Now we are here for this meeting being hosted by the OIC in Geneva. Thus far 16/18 implementation meetings have been held in States rather than at UN facilities so that the message of implementation gets carried directly to domestic audiences and experts. It also allows us to hear from domestic experts who work daily on how to best combat religious intolerance. But this meeting in Geneva provides us with an opportunity to reflect on the progress made thus far, to inform delegations here in Geneva of that progress, and to continue to work together towards future implementation efforts. We are aware that Qatar, for example, has declared its intention to host a 16/18 meeting, perhaps later this year, and other countries are considering hosting next year. We look forward to working with them on those plans.

Through these meetings, we are able to discuss best practices of the specific policies outlined in 16/18. In documenting the reports of those meetings, we are creating a record of best practices that states can use to improve their policies at home. But the key is to turn these compilations of best practices into concrete reforms.

We are pleased with the progress so far and plan to continue to work directly with interested parties. We will continue to provide technical expertise and training, to promote implementation of the steps called for in 16/18. And we welcome any states with interest in receiving such assistance to be in contact with us.

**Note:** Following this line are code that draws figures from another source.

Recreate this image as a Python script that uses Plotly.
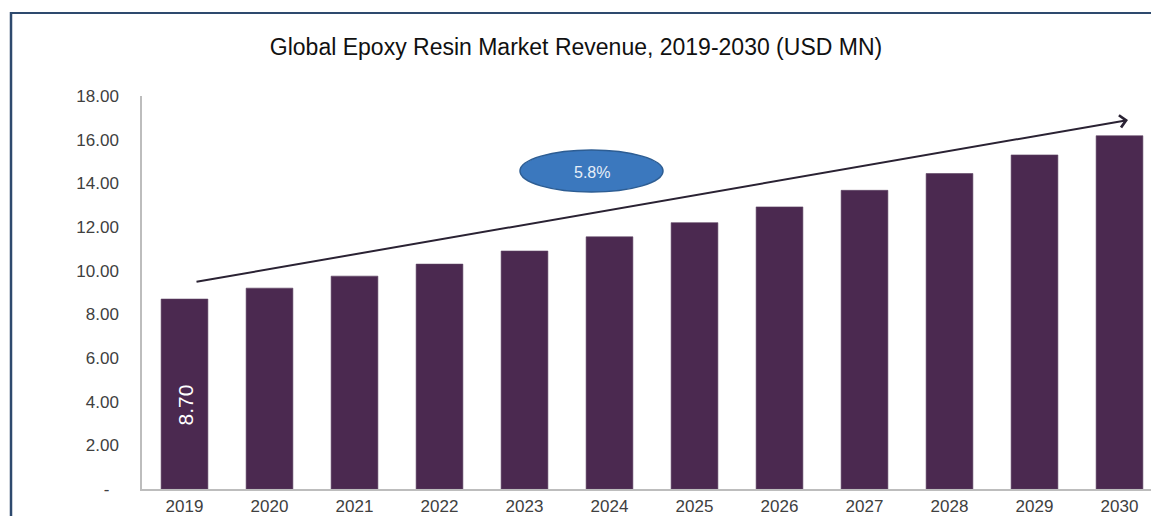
import plotly.graph_objects as go

# Global epoxy resin market revenue (USD MN)
years = ["2019", "2020", "2021", "2022", "2023", "2024",
         "2025", "2026", "2027", "2028", "2029", "2030"]
revenue = [8.70, 9.20, 9.75, 10.30, 10.90, 11.55,
           12.20, 12.92, 13.68, 14.45, 15.30, 16.18]
cagr_label = "5.8%"

y_tick_vals = [0, 2, 4, 6, 8, 10, 12, 14, 16, 18]
y_tick_text = ["-\u00a0\u00a0", "2.00", "4.00", "6.00", "8.00", "10.00",
               "12.00", "14.00", "16.00", "18.00"]

W, H = 1151, 516
L, R, T, B = 142, 0, 96, 27
plot_w = W - L - R
plot_h = H - T - B
step = 85.0  # pixels per category


def px_to_x(px):
    return (px - L) / step - 0.5


def py_to_y(py):
    return (H - B - py) / plot_h * 18.0


def px_to_paper(px):
    return (px - L) / plot_w


def py_to_paper(py):
    return (H - B - py) / plot_h


bar_color = "#4B2950"
x_idx = list(range(len(years)))

fig = go.Figure()
fig.add_trace(go.Bar(
    x=x_idx,
    y=revenue,
    width=0.55,
    marker=dict(color=bar_color, line=dict(color="#5d4262", width=0.6)),
    hoverinfo="x+y",
))

annotations = [
    # value label inside the first bar
    dict(
        x=x_idx[0], y=py_to_y(405), xref="x", yref="y",
        text=f"{revenue[0]:.2f}", showarrow=False, textangle=-90,
        font=dict(family="Liberation Sans, Arial, sans-serif", size=21, color="white"),
    ),
    # growth trend arrow
    dict(
        x=px_to_x(1128), y=py_to_y(120), xref="x", yref="y",
        ax=px_to_x(195), ay=py_to_y(282), axref="x", ayref="y",
        text="", showarrow=True, arrowhead=4, arrowsize=1.2, arrowwidth=2,
        arrowcolor="#2a2233", standoff=0, startstandoff=0,
    ),
    # CAGR badge text
    dict(
        x=px_to_x(591.5), y=py_to_y(172), xref="x", yref="y",
        text=cagr_label, showarrow=False,
        font=dict(family="Liberation Sans, Arial, sans-serif", size=16, color="#e6eef8"),
    ),
]

shapes = [
    # CAGR badge
    dict(
        type="circle", xref="x", yref="y",
        x0=px_to_x(520), x1=px_to_x(663), y0=py_to_y(192), y1=py_to_y(150),
        fillcolor="#3B78BE", line=dict(color="#2D5D93", width=1.5), layer="above",
    ),
    # frame lines
    dict(
        type="line", xref="paper", yref="paper",
        x0=px_to_paper(11), x1=px_to_paper(1160), y0=py_to_paper(13), y1=py_to_paper(13),
        line=dict(color="#2E4A6E", width=2),
    ),
    dict(
        type="line", xref="paper", yref="paper",
        x0=px_to_paper(11), x1=px_to_paper(11), y0=py_to_paper(12), y1=py_to_paper(530),
        line=dict(color="#2E4A6E", width=2.5),
    ),
]

fig.update_layout(
    width=W, height=H,
    margin=dict(l=L, r=R, t=T, b=B, pad=0, autoexpand=False),
    paper_bgcolor="white", plot_bgcolor="white",
    showlegend=False,
    title=dict(
        text="Global Epoxy Resin Market Revenue, 2019-2030 (USD MN)",
        x=576 / W, xref="container", xanchor="center",
        y=1 - 47 / H, yref="container", yanchor="middle",
        font=dict(family="Liberation Sans, Arial, sans-serif", size=23, color="#111111"),
    ),
    annotations=annotations,
    shapes=shapes,
    bargap=0.45,
)

fig.update_xaxes(
    range=[-0.5, px_to_x(W)],
    tickvals=x_idx, ticktext=years,
    showgrid=False, zeroline=False, automargin=False,
    showline=True, linecolor="#bdbdbd", linewidth=1.5,
    ticks="", ticklabelstandoff=1,
    tickfont=dict(family="Liberation Sans, Arial, sans-serif", size=17, color="#404040"),
    fixedrange=True,
)
fig.update_yaxes(
    range=[0, 18],
    tickvals=y_tick_vals, ticktext=y_tick_text,
    showgrid=False, zeroline=False, automargin=False,
    showline=True, linecolor="#bdbdbd", linewidth=1.5,
    ticks="", ticklabelstandoff=18,
    tickfont=dict(family="Liberation Sans, Arial, sans-serif", size=17, color="#404040"),
    fixedrange=True,
)

fig.write_html("out.html", config={"displayModeBar": False})
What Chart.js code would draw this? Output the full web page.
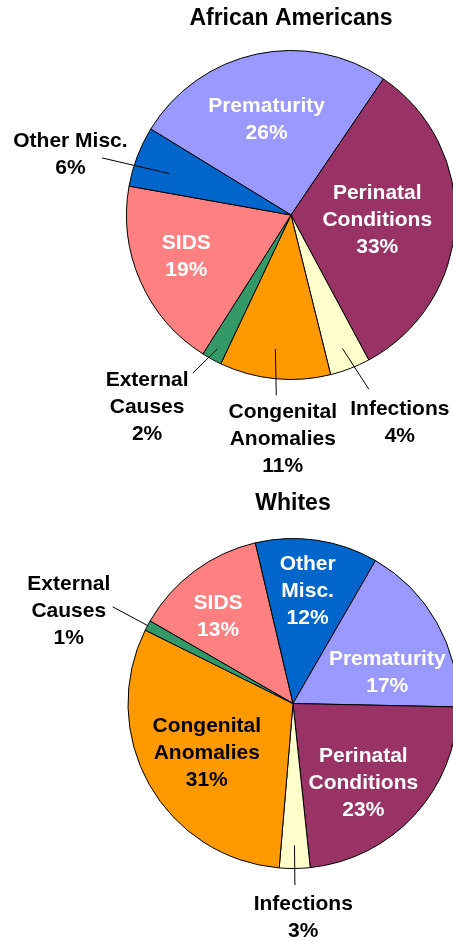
<!DOCTYPE html>
<html>
<head>
<meta charset="utf-8">
<script src="https://cdn.jsdelivr.net/npm/chart.js@4/dist/chart.umd.min.js"></script>
<style>
  html, body { margin: 0; padding: 0; background: #fff; overflow: hidden; width: 453px; height: 941px; }
  canvas { position: absolute; left: 0; }
  #aa-chart { top: 0; }
  #wh-chart { top: 470px; }
</style>
</head>
<body>
<canvas id="aa-chart" width="470" height="480"></canvas>
<canvas id="wh-chart" width="470" height="471"></canvas>
<script>
// --- data ---
const aaCategories = ['Prematurity', 'Perinatal\nConditions', 'Infections', 'Congenital\nAnomalies', 'External\nCauses', 'SIDS', 'Other Misc.'];
const aaValues = [26, 33, 4, 11, 2, 19, 6];
const aaColors = ['#9999FF', '#993366', '#FFFFCC', '#FF9900', '#339966', '#FF8080', '#0066CC'];

const whCategories = ['SIDS', 'Other\nMisc.', 'Prematurity', 'Perinatal\nConditions', 'Infections', 'Congenital\nAnomalies', 'External\nCauses'];
const whValues = [13, 12, 17, 23, 3, 31, 1];
const whColors = ['#FF8080', '#0066CC', '#9999FF', '#993366', '#FFFFCC', '#FF9900', '#339966'];

// where each label sits: f = share of radius along the slice middle, dx/dy = nudge,
// lead = leader line [from r, to r, angle nudge at start, angle nudge at end (deg)]
const aaLabelPos = [
    { f: 0.59, dx: -4, dy: 0, color: '#fff' },
    { f: 0.525, dx: 0, dy: 1, color: '#fff' },
    { f: 1.35, dx: 29, dy: 0, color: '#000', lead: [0.87, 1.16, 0, -3] },
    { f: 1.37, dx: 14, dy: 0, color: '#000', lead: [0.82, 1.1, 1, -1] },
    { f: 1.335, dx: -38, dy: 0, color: '#000', lead: [0.93, 1.13, 0, 3] },
    { f: 0.695, dx: 0, dy: -4, color: '#fff' },
    { f: 1.35, dx: -13, dy: 19, color: '#000', lead: [0.78, 1.2, -2, -4] }
];
const whLabelPos = [
    { f: 0.68, dx: -8, dy: 3, color: '#fff' },
    { f: 0.69, dx: -2, dy: 0, color: '#fff' },
    { f: 0.6, dx: 8, dy: 18, color: '#fff' },
    { f: 0.645, dx: -8, dy: 8, color: '#fff' },
    { f: 1.3, dx: 8, dy: 0, color: '#000', lead: [0.86, 1.1, 0, 0] },
    { f: 0.6, dx: 0, dy: 1, color: '#000' },
    { f: 1.48, dx: -9, dy: 23, color: '#000', lead: [1.0, 1.24, 0, 0] }
];

const FONT = '"Liberation Sans", Arial, sans-serif';
const DEG = Math.PI / 180;

// draws slice labels (and leader lines) from the arc geometry
const sliceLabels = {
    id: 'sliceLabels',
    afterDatasetsDraw(chart, args, opts) {
        const c = chart.ctx;
        const meta = chart.getDatasetMeta(0);
        const values = chart.data.datasets[0].data;
        c.save();
        c.font = 'bold 21px ' + FONT;
        c.textAlign = 'center';
        c.textBaseline = 'middle';
        meta.data.forEach((arc, i) => {
            const p = arc.getProps(['x', 'y', 'startAngle', 'endAngle', 'outerRadius'], true);
            const pos = opts.pos[i];
            const mid = (p.startAngle + p.endAngle) / 2;
            const r = p.outerRadius;
            if (pos.lead) {
                const a1 = mid + pos.lead[2] * DEG;
                const a2 = mid + pos.lead[3] * DEG;
                c.strokeStyle = '#000';
                c.lineWidth = 1;
                c.beginPath();
                c.moveTo(p.x + Math.cos(a1) * r * pos.lead[0], p.y + Math.sin(a1) * r * pos.lead[0]);
                c.lineTo(p.x + Math.cos(a2) * r * pos.lead[1], p.y + Math.sin(a2) * r * pos.lead[1]);
                c.stroke();
            }
            const lx = p.x + Math.cos(mid) * r * pos.f + pos.dx;
            const ly = p.y + Math.sin(mid) * r * pos.f + pos.dy;
            const lines = (chart.data.labels[i] + '\n' + values[i] + '%').split('\n');
            c.fillStyle = pos.color;
            lines.forEach((t, k) => {
                c.fillText(t, lx, ly + (k - (lines.length - 1) / 2) * 27);
            });
        });
        c.restore();
    }
};

const makePie = (id, title, labels, values, colors, pos, padding, titlePad, rotation) => new Chart(document.getElementById(id), {
    type: 'pie',
    data: {
        labels: labels,
        datasets: [{
            data: values,
            backgroundColor: colors,
            borderColor: '#000',
            borderWidth: 1
        }]
    },
    options: {
        responsive: false,
        animation: false,
        rotation: rotation,
        layout: { padding: padding },
        plugins: {
            legend: { display: false },
            tooltip: { enabled: false },
            title: {
                display: true,
                text: title,
                color: '#000',
                font: { family: FONT, size: 23, weight: 'bold', lineHeight: 1.2 },
                padding: titlePad
            },
            sliceLabels: { pos: pos }
        }
    },
    plugins: [sliceLabels]
});

makePie('aa-chart', 'African Americans', aaCategories, aaValues, aaColors, aaLabelPos,
    { left: 126, right: 14, top: 0, bottom: 100 }, { top: 5, bottom: 17.4 }, 301.5);
makePie('wh-chart', 'Whites', whCategories, whValues, whColors, whLabelPos,
    { left: 127.5, right: 11.5, top: 0, bottom: 72 }, { top: 20.2, bottom: 20.2 }, 300);
</script>
</body>
</html>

In addition to this progress in supporting the efforts of others, domestically the United States has continued its efforts to practice what 16/18 preaches. We have made strong efforts vigorously to enforce anti-discrimination laws, to speak out against intolerance, to encourage interfaith dialogue, to protect the freedoms of religion and expression, and to engage robustly with members of religious communities. These policies, which are part of 16/18 and which we will discuss further today, are policies that have proven successful in the United States over the past several decades. It is because of our experience on these issues that we are so committed to promoting implementation of 16/18.

So thank you all for participating in this meeting, and thanks to the OIC for organizing it. We look forward to productive and substantive dialogue.